Friday, Aug. 3, 2007 | 7:29 a.m.
If I told you that a company boasting it will provide "a total transportation solution to Yucca Mountain" is a significant donor to a prominent Nevada politician who regularly rails against the dump, you might think I was joking.
If I told you that this same elected official, only a few weeks after accepting the money from this outfit, was pummeling another Nevada pol for his lack of purity on the repository, you might think I was taking the joke too far.
And if I told you this same nuclear-friendly conglomerate had been donating to Nevada politicians for years as they railed against one of its raisons d'etre, you might assume I have a twisted sense of humor.
But it's no laughing matter and, as usual with Yucca Mountain, the joke is on voters who simply lap up the anti-dump rhetoric and pay no attention to the hypocrisy of taking one position in news releases while taking money from those opposed to that position. Hypocrisy, of course, is endemic to a debate that has been characterized by the irreconcilable juxtaposition of "blowing up bombs at the Test Site: good; putting waste near the Test Site: bad."
Senate Majority Leader Harry Reid is the latest to show how difficult it is to keep your equilibrium as he bestrides the dump high horse, most recently to assail Gov. Jim Gibbons. Just a few weeks before Reid was pounding the governor for his position on dump water rights and the Democrats were bludgeoning the governor for his obtuse pick for the Commission on Nuclear Projects, the Senate boss was happily accepting $4,000 to his leadership PAC from General Atomics, according to Political MoneyLine, a campaign donation-tracking Web site.
What is General Atomics? The company, a huge defense contractor and nuclear power advocate, essentially brags in a brochure that it can do what Reid and others have argued for years is impossible and is a fundamental underpinning of the argument against Yucca Mountain: General Atomics says it produces casks so high-level nuclear waste can be transported safely.
From the company Web site: "General Atomics (GA) provides advanced design truck and rail casks to meet the needs of the Yucca Mountain transportation program. GA's truck casks can safely carry higher payloads within the legal weight truck limits, and have been designed with versatility allowing them to carry commercial spent nuclear fuel as well as high level radioactive waste forms."
Reid's response? Part of it was expected and as hyperbolic as most of the dump rhetoric.
"You and I both know that it is Sen. Reid who has prevented the dump at Yucca Mountain from being built," a senatorial spokesman said. "Sen. Reid is Nevada's strongest advocate in killing the Yucca Mountain project."
It is inarguable that Reid's leadership position all but ensures the dump will not be built while he occupies that spot. And he has consistently used his leadership post to slash funding for Yucca Mountain.
But Reid, ever the inside player operating in the amoral Beltway confines, has managed to separate his public actions from his campaign fundraising, willing to take money from the likes of General Atomics and once actually hiring a dump lobbyist to raise campaign cash for him.
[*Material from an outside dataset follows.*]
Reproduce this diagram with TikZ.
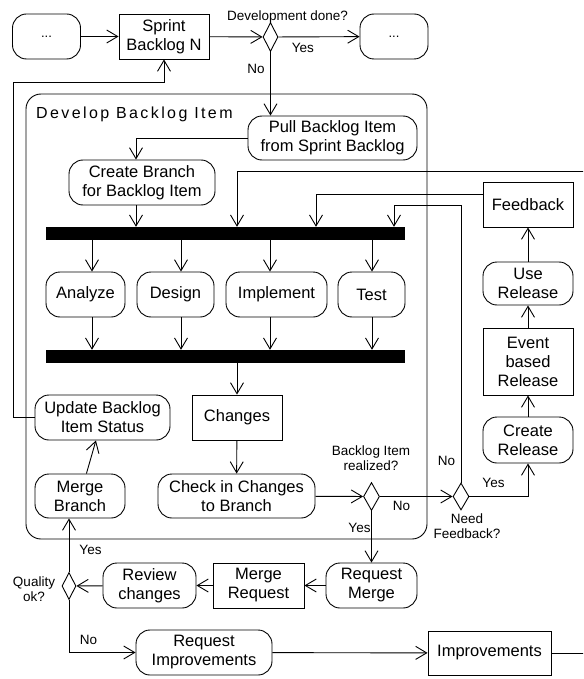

That moral ambiguity is de rigueur in the political world. And to be fair to Reid, he is not the only Nevada delegation member to accept General Atomics money - he is only the most recent.
Rep. Jon Porter has taken the lucre the last three cycles. And Sen. John Ensign has taken money from General Atomics since 2004 and the company even financed a couple of trips abroad for staffers, including the senator's top aide.
Reid - and surely the others - would point out that General Atomics also builds the Predator drones, which fly out of Creech Air Force Base at Indian Springs. But where do you draw the line? Why not just say no to money from a contractor whose charge - making nuclear waste casks safe - you say cannot be done?
No one would suggest Reid can be bought for four grand or that he will change his public Yucca position because of the donation. That's inane. On the other hand, Reid, as a fundraising behemoth, hardly needs to take checks from General Atomics. That's obvious.
The simplest way to look at it is this: If an opponent of Harry Reid's had taken money from General Atomics and Reid had not, do you think the senator might clamber up on his dump high horse and raise the issue?